Spatially, the chapter maps a hierarchy of bodies: Serena Joy’s “outspread” form, the Handmaid’s interposed position between her thighs, and the commander’s detached posture “away from our combined bodies.” The physical separation of the commander—propped on elbows, “drumming his fingers on the table”—illustrates the disembedding of masculine authority from the reproductive act, reinforcing the patriarchal abstraction of the Handmaid as a vessel rather than a subject. The repeated motif of the “blue skirt” being straightened and the “effigy” posture of Serena Joy after the act visualizes the post‑ceremonial immobilisation of both women, while the lingering “juice of the Commander runs down my legs” re‑inscribes the bodily contamination that the narrator feels.
Narratively, the passage oscillates between present, sensory immersion and retrospective, almost academic detachment. The interjection of Queen Victoria’s counsel (“Close your eyes and think of England”) functions as an intertextual counter‑memory, juxtaposing imperial nostalgia against the present dystopia and highlighting the narrator’s strategy of mental escape. Moreover, the narrator’s meta‑commentary—questioning whether the commander’s appearance would affect enjoyment, noting the “exaggerated care” with which he closes the door—exposes an internal dialogue that resists the monologic discourse imposed by Gilead.
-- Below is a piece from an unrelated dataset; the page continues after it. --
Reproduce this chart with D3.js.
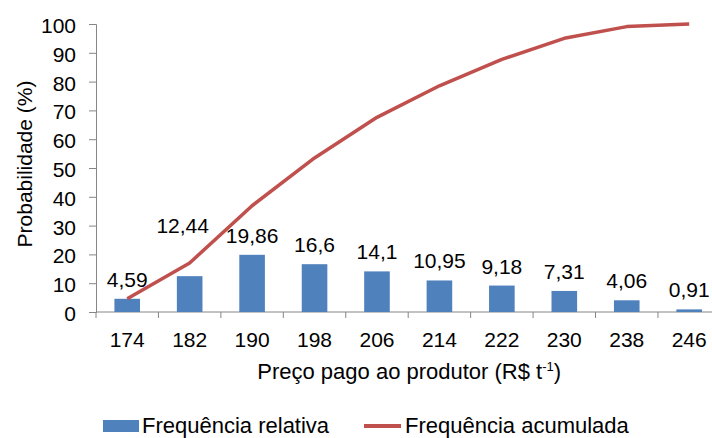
<!DOCTYPE html>
<html>
<head>
<meta charset="utf-8">
<script src="https://cdn.jsdelivr.net/npm/d3@7"></script>
<style>
  html, body { margin: 0; padding: 0; background: #fff; }
  svg { display: block; font-family: "Liberation Sans", Arial, sans-serif; }
</style>
</head>
<body>
<svg id="chart" width="712" height="438"></svg>
<script>
// Preço pago ao produtor (R$ t-1) classes
const prices = ["174", "182", "190", "198", "206", "214", "222", "230", "238", "246"];
// Frequência relativa (%)
const relFreq = [4.59, 12.44, 19.86, 16.6, 14.1, 10.95, 9.18, 7.31, 4.06, 0.91];
// Frequência acumulada (%)
const cumFreq = [4.59, 17.03, 36.89, 53.49, 67.59, 78.54, 87.72, 95.03, 99.09, 100];
// Y axis ticks
const yTicks = [0, 10, 20, 30, 40, 50, 60, 70, 80, 90, 100];

const BAR = "#4F81BD", LINE = "#C0504D", AXIS = "#868686";
const FONT = 21, TITLE_FONT = 22;

const svg = d3.select("#chart");
const plot = { left: 96, right: 720.4, top: 24, bottom: 312 };

const x = d3.scaleBand().domain(prices).range([plot.left, plot.right]).paddingInner(0.59).paddingOuter(0.295);
const xCenter = d => x(d) + x.bandwidth() / 2;
const y = d3.scaleLinear().domain([0, 100]).range([plot.bottom, plot.top]);

// Y axis
const yAxis = svg.append("g")
  .attr("transform", `translate(${plot.left},0)`)
  .call(d3.axisLeft(y).tickValues(yTicks).tickSize(7).tickPadding(13).tickFormat(d3.format("d")));
yAxis.select(".domain").attr("stroke", AXIS).attr("stroke-width", 1);
yAxis.selectAll(".tick line").attr("stroke", AXIS);
yAxis.selectAll(".tick text").attr("font-size", FONT).attr("fill", "#000").attr("dy", "0.4em")
  .attr("font-family", "Liberation Sans, Arial, sans-serif");

// X axis (tick marks at category boundaries)
const xAxisG = svg.append("g").attr("transform", `translate(0,${plot.bottom})`);
xAxisG.append("line").attr("x1", plot.left).attr("x2", plot.right)
  .attr("stroke", AXIS).attr("stroke-width", 1);
const step = x.step();
const bounds = d3.range(prices.length + 1).map(i => plot.left + i * step);
xAxisG.selectAll("line.tk").data(bounds).join("line").attr("class", "tk")
  .attr("x1", d => d).attr("x2", d => d).attr("y1", 0).attr("y2", 6)
  .attr("stroke", AXIS);
xAxisG.selectAll("text").data(prices).join("text")
  .attr("x", d => xCenter(d)).attr("y", 35)
  .attr("text-anchor", "middle").attr("font-size", FONT).text(d => d);

// Bars
svg.append("g").selectAll("rect").data(relFreq).join("rect")
  .attr("x", (d, i) => x(prices[i]))
  .attr("width", x.bandwidth())
  .attr("y", d => y(d))
  .attr("height", d => y(0) - y(d))
  .attr("fill", BAR);

// Cumulative line
const line = d3.line().x((d, i) => xCenter(prices[i])).y(d => y(d));
svg.append("path").datum(cumFreq)
  .attr("d", line).attr("fill", "none")
  .attr("stroke", LINE).attr("stroke-width", 3.5).attr("stroke-linejoin", "round");

// Bar value labels (decimal comma); the second label is lifted clear of the line
const fmt = v => String(v).replace(".", ",");
const nudge = { 1: { dx: -7, dy: -31 } };
svg.append("g").selectAll("text").data(relFreq).join("text")
  .attr("x", (d, i) => xCenter(prices[i]) + (nudge[i] ? nudge[i].dx : 0))
  .attr("y", (d, i) => y(d) - 12 + (nudge[i] ? nudge[i].dy : 0))
  .attr("text-anchor", "middle").attr("font-size", FONT).text(fmt);

// Axis titles
svg.append("text")
  .attr("transform", `translate(32,${(plot.top + plot.bottom) / 2 - 4}) rotate(-90)`)
  .attr("text-anchor", "middle").attr("font-size", FONT).text("Probabilidade (%)");

const xt = svg.append("text")
  .attr("x", (plot.left + plot.right) / 2 + 1).attr("y", 379)
  .attr("text-anchor", "middle").attr("font-size", TITLE_FONT);
xt.append("tspan").text("Preço pago ao produtor (R$ t");
xt.append("tspan").attr("font-size", 13).attr("dy", -8).text("-1");
xt.append("tspan").attr("dy", 8).text(")");

// Legend
const lg = svg.append("g");
lg.append("rect").attr("x", 103).attr("y", 420).attr("width", 36).attr("height", 12).attr("fill", BAR);
lg.append("text").attr("x", 142).attr("y", 433).attr("font-size", TITLE_FONT).text("Frequência relativa");
lg.append("line").attr("x1", 364).attr("x2", 401).attr("y1", 426).attr("y2", 426)
  .attr("stroke", LINE).attr("stroke-width", 4);
lg.append("text").attr("x", 405).attr("y", 433).attr("font-size", TITLE_FONT).text("Frequência acumulada");
</script>
</body>
</html>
In sum, Chapter Sixteen consolidates the series’ trajectory of spatial inscription and linguistic domination by rendering the ceremony’s material architecture as a site of both oppression and subversive recollection. The detailed phenomenology of texture, sound, and smell, coupled with a self‑critical diction, foregrounds the Handmaid’s embodied negotiation of compliance, revealing how power is sustained not only through overt control but also through the minutiae of ritualized, sensory experience.